Внимателен будь, когда зажигаешь светильник на престоле: положи земной поклон, потом бери лампаду в руку, зажигай, а после ставь на святом престоле.
Мы сидели, погруженные в блаженное безмолвие, и старец мне объяснял, в чем состоит труд пономаря, какое это небесное служение. Он доказал, что входящие в церковь, стоящие и слушающие святые молитвы поистине восходят к небесному созерцанию и удостаиваются высочайшей благодати.
Когда я прислуживал после в скитском соборе и сравнивал служение отца Геласия в Симонопетре со служением в скиту, я удивлялся, сколь чинно совершается служба в обеих обителях. Я многократно видел, как свещевозжигатель отец Геласий, находясь на служении, плачет, как и другие пономари и даже уборщики в соборе.
На неделе совершалось три всенощные, но мы совершенно не чувствовали усталости.
Лица всех прислужников светились и были сходны с ангельскими. И ты, прислуживая в храме монастыря, пономарствуя, и всякий твой служащий собрат в монастыре или в обычной церкви, когда прислуживаете, сохраняйте в сердце любовь к Богу. Тогда не будете думать о трудах, неизбежных на всенощной.

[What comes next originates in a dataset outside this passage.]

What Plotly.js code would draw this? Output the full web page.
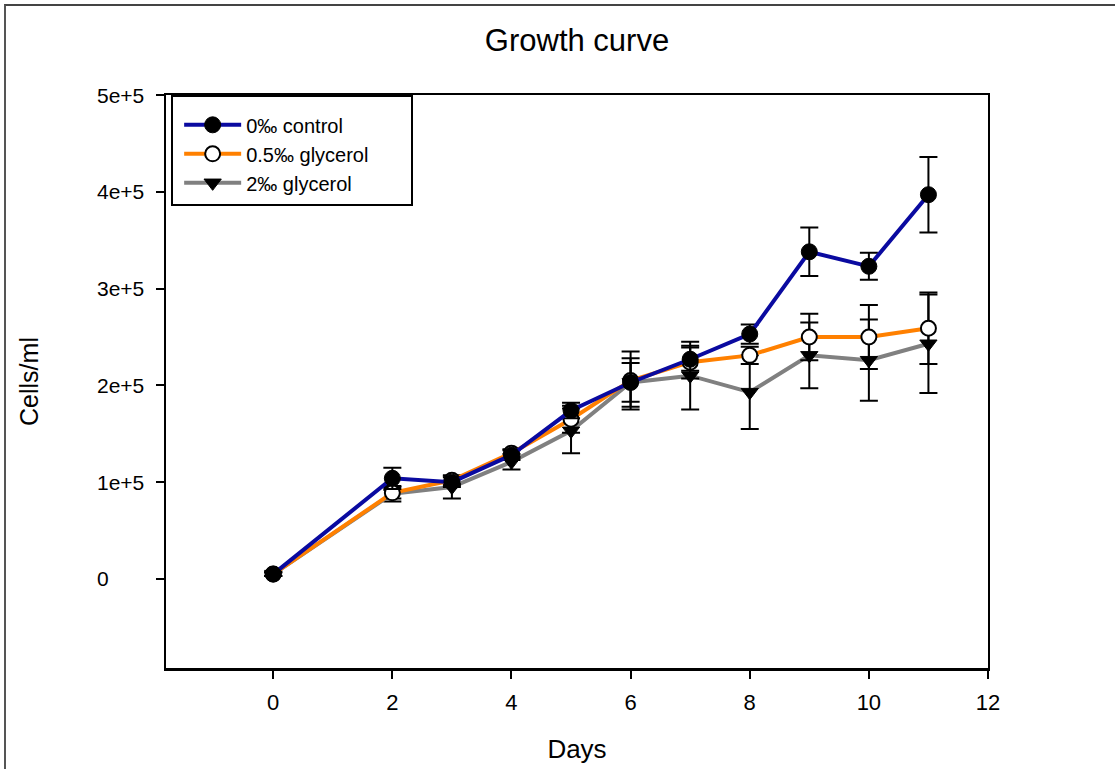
<!DOCTYPE html>
<html>
<head>
<meta charset="utf-8">
<script src="https://cdn.plot.ly/plotly-3.0.1.min.js"></script>
<style>
  html, body { margin: 0; padding: 0; background: #fff; overflow: hidden; }
  #chart { width: 1115px; height: 769px; }
  #frame { position: absolute; left: 4px; top: 4px; width: 3000px; height: 3000px;
           border-left: 2px solid #555; border-top: 2px solid #444; pointer-events: none; }
</style>
</head>
<body>
<div id="chart"></div>
<div id="frame"></div>
<script>
// ---- data ----
const days = [0, 2, 3, 4, 5, 6, 7, 8, 9, 10, 11];

const controlName = "0\u2030 control";
const control    = [5000, 104000, 100000, 128000, 174000, 203000, 227000, 253000, 338000, 323000, 397000];
const controlErr = [2000, 11000, 5000, 5000, 8000, 25000, 12000, 10000, 25000, 14000, 39000];

const glyc05Name = "0.5\u2030 glycerol";
const glyc05     = [5000, 89000, 102000, 130000, 165000, 205000, 224000, 231000, 250000, 250000, 259000];
const glyc05Err  = [2000, 6000, 5000, 4000, 14000, 30000, 17000, 9000, 24000, 33000, 37000];

const glyc2Name = "2\u2030 glycerol";
const glyc2     = [5000, 88000, 95000, 121000, 153000, 203000, 210000, 193000, 231000, 226000, 243000];
const glyc2Err  = [2000, 8000, 12000, 8000, 23000, 20000, 35000, 38000, 34000, 42000, 51000];

const xTickVals = [0, 2, 4, 6, 8, 10, 12];
const xTickText = ["0", "2", "4", "6", "8", "10", "12"];
const yTickVals = [0, 100000, 200000, 300000, 400000, 500000];
const yTickText = ["0", "1e+5", "2e+5", "3e+5", "4e+5", "5e+5"];

const titleText = "Growth curve";
const xTitle = "Days";
const yTitle = "Cells/ml";

// ---- styling ----
const FONT = "Arial, 'Liberation Sans', sans-serif";

function errBar(arr) {
  return { type: "data", array: arr, visible: true, color: "#000", thickness: 2, width: 9 };
}

const traces = [
  {
    x: days, y: glyc2, name: glyc2Name, type: "scatter", mode: "lines+markers",
    line: { color: "#808080", width: 4 },
    marker: { symbol: "triangle-down", size: 15, color: "#000", line: { color: "#000", width: 1 } },
    error_y: errBar(glyc2Err)
  },
  {
    x: days, y: glyc05, name: glyc05Name, type: "scatter", mode: "lines+markers",
    line: { color: "#ff8000", width: 4 },
    marker: { symbol: "circle", size: 15, color: "#fff", line: { color: "#000", width: 2 } },
    error_y: errBar(glyc05Err)
  },
  {
    x: days, y: control, name: controlName, type: "scatter", mode: "lines+markers",
    line: { color: "#0a0aa0", width: 4 },
    marker: { symbol: "circle", size: 16, color: "#000", line: { color: "#000", width: 1 } },
    error_y: errBar(controlErr)
  }
];

const annotations = yTickVals.map((v, i) => ({
  xref: "paper", yref: "y", x: -0.086, y: v, xanchor: "left", yanchor: "middle",
  text: yTickText[i], showarrow: false, font: { family: FONT, size: 21, color: "#000" }
}));

const layout = {
  width: 1115, height: 769,
  margin: { l: 166, r: 127, t: 95, b: 101, pad: 0 },
  paper_bgcolor: "#fff", plot_bgcolor: "#fff",
  showlegend: true,
  title: {
    text: titleText, font: { family: FONT, size: 31, color: "#000" },
    x: 0.5, xref: "paper", xanchor: "center", y: 1 - 40 / 769, yref: "container", yanchor: "middle"
  },
  xaxis: {
    range: [-1.8, 12], tickmode: "array", tickvals: xTickVals, ticktext: xTickText,
    showgrid: false, zeroline: false, showline: true, linecolor: "#000", linewidth: 2.5, mirror: true,
    ticks: "outside", ticklen: 8, tickwidth: 2, tickcolor: "#000", ticklabelstandoff: 5,
    tickfont: { family: FONT, size: 22, color: "#000" },
    title: { text: xTitle, font: { family: FONT, size: 26, color: "#000" }, standoff: 26 },
    automargin: false
  },
  yaxis: {
    range: [-92000, 500000], tickmode: "array", tickvals: yTickVals, ticktext: yTickText,
    showticklabels: false,
    showgrid: false, zeroline: false, showline: true, linecolor: "#000", linewidth: 2, mirror: true,
    ticks: "outside", ticklen: 8, tickwidth: 2, tickcolor: "#000",
    title: { text: yTitle, font: { family: FONT, size: 25, color: "#000" }, standoff: 110 },
    automargin: false
  },
  legend: {
    x: 0.016, y: 0.982, xanchor: "left", yanchor: "top", traceorder: "reversed",
    bgcolor: "rgba(255,255,255,0)", borderwidth: 0, itemwidth: 57,
    font: { family: FONT, size: 20, color: "#000" }, tracegroupgap: 0
  },
  shapes: [{
    type: "rect", xref: "paper", yref: "paper",
    x0: (172 - 166) / 822, x1: (412 - 166) / 822, y0: 1 - (205 - 95) / 573, y1: 1 - (96 - 95) / 573,
    line: { color: "#000", width: 2 }, fillcolor: "rgba(0,0,0,0)", layer: "above"
  }],
  annotations: annotations
};

Plotly.newPlot("chart", traces, layout, { displayModeBar: false, staticPlot: true });
</script>
</body>
</html>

Вот о чем еще рассказал блаженной памяти мой духовный наставник. Его старец, блаженной памяти отец Мина, говорил, что в церкви пыли быть не должно. Даже если каждый день служатся литургии, нужно приходить заранее и все вычищать, а лучше всего приходить с вечера. Весь сор нужно собрать и выбросить туда, где его не будут топтать, потому что он вычищен из храма, где прежде приносилась жертва Богу всех, восприявшему человеческую природу без семени, без греха и без перемены.
Смотри, всегда убирай храм тщательно – тогда ты удостоишься небесных благодатей.
В монастыре, где ты живешь, был один пономарь, всегда точный во времени. Диавол много раз стучался в дверь до того, как он проснется, и зажигал свет, чтобы тот встал раньше и впал в прелесть. Брат исповедался блаженной памяти старцу Иерониму и освободился, но после диавол начал вгонять его в сон, и он никак не мог встать вместе с другими братьями.
Старец тогда назначил брата его будить, и к нему вновь вернулась свобода.
То же самое произошло и с отцом Иларионом из Лавры, когда он был священником лаврского собора. Однажды он бодрствовал на всенощной, но, когда надлежало выйти в храм ударить в било, его охватил сон и он свалился. Однако же после исповеди он освободился от этого искушения. Честная глава этого священника хранится в костнице монастыря Благовещения, цвет у нее шафрановый, что показывает, сколь тяжело было ему преодолевать монастырские искушения.
Вот немногое, что успеваю написать тебе. Прости мою дерзость.